The response of the people was varied – some rejected the message outright, because of the concept of ‘the resurrection of the dead’, while others wanted to hear more. And some believed. That’s a pretty special outcome for time spent, ‘waiting around’. Is your understanding of God who is Creator and redeemer informing the way you go about witnessing to Jesus Christ. Are people seeing the God who Created all and wants to give life to all, or are they seeing negativity, shame and judgment. There is an important place for the call to repentance, but the gospel needs to be proclaimed in its fullness in order for people to hear the full gospel. Its not “good news” unless the people listening hear the goodness of God, his goodness in creation, and especially the goodness in his love expressed in Jesus Christ.

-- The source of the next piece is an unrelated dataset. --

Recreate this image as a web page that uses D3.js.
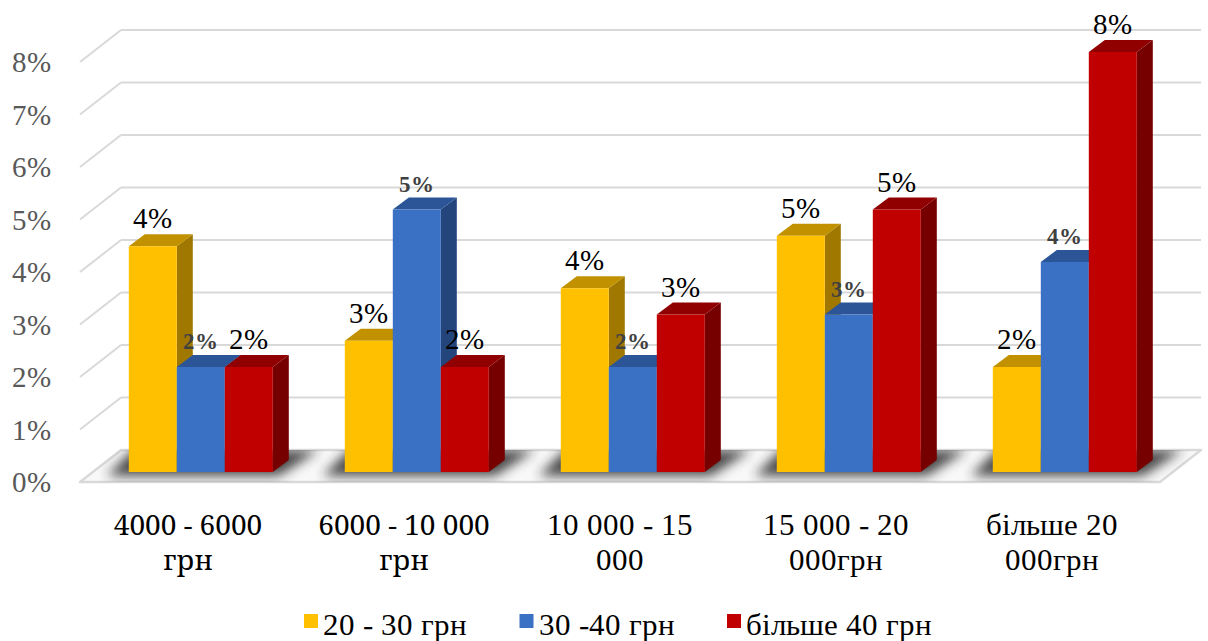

If people reject God because they reject his loving good news, then tragic though that is, they have rejected the God of redemption. But if people reject God because they failed to hear of his loving goodness, we really do need to check the content of the message we proclaim.
Yesterday I spoke about the time as a teenager, when our family was expelled from the local Anglican church by the ‘Vicar’ because of our commitment to making disciples of Jesus Christ. That was 1974. In 1986, as I approached my expected ordination, I received a letter (yep, by snail mail) was asking that I consider becoming curate at a particular church in Melbourne. As I read the letter I began to laugh – the vicar of the parish was the vicar who had expelled us from his church back in 1974! I went to meet him for an interview and as we sat in his study, he apologised for his actions 12 years earlier and explained “I didn’t really know Jesus then. I only met him when the these evangelists came to town and I was introduced to the real Jesus of the gospels. I’ve been in catch up since.” The two years I spent under his supervision became significant learning time for me as I grew in my awareness of and ministry in the power of the Holy Spirit. Only God can do this. Even in times when you think it’s a waiting time and nothing good can come of it, there is always good that can come from letting God be God and helping others encounter our loving redeeming God.